This Essay updates two well-known earlier studies (dated 1985 and 1996) by the first coauthor, setting forth lists of the most-cited law review articles. New research tools from the HeinOnline and Web of Science databases now allow lists to be compiled that are more thorough and more accurate than anything previously possible. Tables printed here present the 100 most-cited legal articles of all time, the 100 most-cited articles of the last twenty years, and some additional rankings. Characteristics of the top-ranked publications, authors, and law schools are analyzed as are trends in schools of legal thought. Data from the all-time rankings shed light on contributions to legal scholarship made over a long historical span; the recent-article rankings speak more to the impact of scholarship produced in the current era. The authors discuss alternative tools and metrics for measuring the impact of legal scholarship, running selected articles from the rankings through these tools to serve as points of illustration. The authors then contemplate how these alternative tools and metrics intersect with traditional citation studies and how they might impact legal scholarship in the future.
As originally published, Fred R. Shapiro and Michelle Pearse's essay The Most-Cited Law Review Articles of All Time, 110 Mich. L. Rev. 1483 (2012), omitted an article:
Owen M. Fiss, Groups and the Equal Protection Clause, 5 Phil. & Pub. Aff. 107 (1976).

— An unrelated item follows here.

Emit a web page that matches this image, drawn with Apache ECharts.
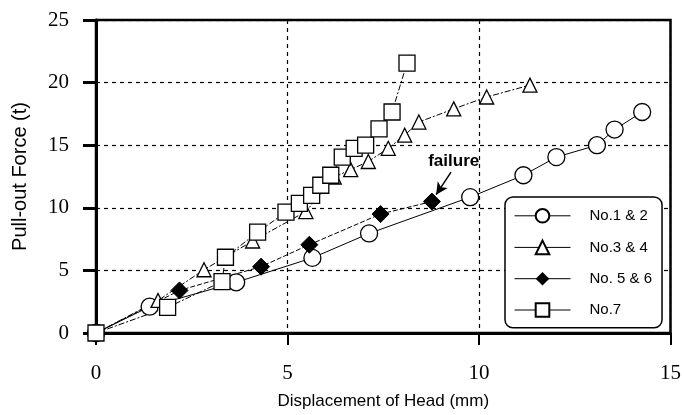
<!DOCTYPE html>
<html>
<head>
<meta charset="utf-8">
<script src="https://cdn.jsdelivr.net/npm/echarts@6/dist/echarts.min.js"></script>
<style>
  html, body { margin: 0; padding: 0; background: #fff; }
  #chart { width: 684px; height: 415px; }
</style>
</head>
<body>
<div id="chart"></div>
<script>
// readings: [displacement mm, force t]
const no12 = [[0, 0], [1.4, 2.1], [3.66, 4.05], [5.65, 6.0], [7.13, 7.95], [9.77, 10.85],
  [11.16, 12.6], [12.02, 14.05], [13.08, 15.0], [13.54, 16.25], [14.26, 17.65]]
const no34 = [[0, 0], [1.62, 2.6], [2.82, 5.05], [4.09, 7.35], [5.48, 9.7], [6.22, 12.45],
  [6.65, 13.05], [7.11, 13.7], [7.63, 14.75], [8.06, 15.8], [8.43, 16.85], [9.34, 17.9],
  [10.2, 18.85], [11.33, 19.8]]
const no56 = [[0, 0], [2.18, 3.4], [4.31, 5.3], [5.57, 7.05], [7.43, 9.5], [8.77, 10.5]]
const no7 = [[0, 0], [1.87, 2.05], [3.29, 4.1], [3.38, 6.05], [4.22, 8.05], [4.96, 9.65],
  [5.31, 10.35], [5.63, 11.0], [5.87, 11.8], [6.13, 12.6], [6.43, 14.05], [6.74, 14.75],
  [7.04, 15.0], [7.39, 16.3], [7.73, 17.65], [8.12, 21.55]]
const seriesNames = ['No.1 & 2', 'No.3 & 4', 'No. 5 & 6', 'No.7']
// "failure" note: text spot, arrow start, arrow tip
const failureText = [9.34, 13.75]
const failureArrow = [[9.27, 12.85], [8.88, 11.05]]

const chart = echarts.init(document.getElementById('chart'))

const tickFont = { fontFamily: 'Liberation Serif', fontSize: 21, color: '#000' }
const nameFont = { fontFamily: 'Liberation Sans', fontSize: 17, color: '#000' }
const openStyle = { color: '#fff', borderColor: '#000', borderWidth: 1.3 }

function mkSeries(name, data, symbol, size, itemStyle, lineType) {
  return {
    name: name,
    type: 'line',
    data: data,
    symbol: symbol,
    symbolSize: size,
    showAllSymbol: true,
    itemStyle: itemStyle,
    lineStyle: { color: '#000', width: 1, type: lineType },
    emphasis: { disabled: true },
    animation: false
  }
}

const s56 = mkSeries(seriesNames[2], no56, 'diamond', [17, 17], { color: '#000', borderColor: '#000' }, [5, 2])
s56.markLine = {
  silent: true,
  symbol: ['none', 'arrow'],
  symbolSize: [9, 12],
  label: { show: false },
  lineStyle: { color: '#000', width: 1.5, type: 'solid' },
  data: [[{ coord: failureArrow[0] }, { coord: failureArrow[1] }]]
}
s56.markPoint = {
  symbol: 'circle',
  symbolSize: 1,
  itemStyle: { color: 'transparent' },
  label: {
    show: true,
    position: 'inside',
    formatter: 'failure',
    fontFamily: 'Liberation Sans',
    fontWeight: 'bold',
    fontSize: 17,
    color: '#000'
  },
  data: [{ coord: failureText }]
}

chart.setOption({
  backgroundColor: '#fff',
  grid: {
    left: 96, right: 11, top: 20, bottom: 82,
    show: true, borderColor: '#000', borderWidth: 2.5
  },
  legend: {
    orient: 'vertical',
    left: 505, top: 197,
    width: 160, height: 131,
    padding: [11, 10, 10, 9],
    itemWidth: 56, itemHeight: 17, itemGap: 16,
    backgroundColor: '#fff',
    borderColor: '#000', borderWidth: 1.5, borderRadius: 8,
    lineStyle: { type: 'solid', width: 1 },
    textStyle: { fontFamily: 'Liberation Sans', fontSize: 15, color: '#000', padding: [0, 0, 0, 14] },
    data: seriesNames
  },
  xAxis: {
    type: 'value',
    min: 0, max: 15, interval: 5,
    name: 'Displacement of Head (mm)',
    nameLocation: 'middle', nameGap: 60,
    nameTextStyle: nameFont,
    axisLine: { onZero: false, lineStyle: { color: '#000', width: 3 } },
    axisTick: { show: true, inside: false, length: 12, lineStyle: { color: '#000', width: 2 } },
    axisLabel: Object.assign({ margin: 30 }, tickFont),
    splitLine: { show: true, lineStyle: { color: '#000', width: 1.2, type: [4, 4] } }
  },
  yAxis: {
    type: 'value',
    min: 0, max: 25, interval: 5,
    name: 'Pull-out Force (t)',
    nameLocation: 'middle', nameGap: 66,
    nameTextStyle: { fontFamily: 'Liberation Sans', fontSize: 20, color: '#000' },
    axisLine: { show: true, onZero: false, lineStyle: { color: '#000', width: 3 } },
    axisTick: { show: true, inside: false, length: 13, lineStyle: { color: '#000', width: 3 } },
    axisLabel: Object.assign({ margin: 27 }, tickFont),
    splitLine: { show: true, lineStyle: { color: '#000', width: 1.2, type: [4, 4] } }
  },
  series: [
    mkSeries(seriesNames[0], no12, 'circle', 17, openStyle, 'solid'),
    mkSeries(seriesNames[1], no34, 'triangle', 14, openStyle, [6, 2, 2, 2]),
    s56,
    mkSeries(seriesNames[3], no7, 'rect', 16, openStyle, [6, 2, 2, 2])
  ]
})
</script>
</body>
</html>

Professor Fiss's article should have been listed in 72nd place (with 729 citations) in Table I, Most-Cited Law Review Articles of All Time. Professor Fiss's article fell into the category of articles published in nonlegal journals with over 50 percent of the citations to them occurring in legal journals. See Shapiro & Pearse, supra, at 1487–88. This category by its nature was impossible for Mr. Shapiro to capture completely. With this correction, Professor Fiss enters into a tie with Frank Michelman as the only scholars with four articles on the all-time list.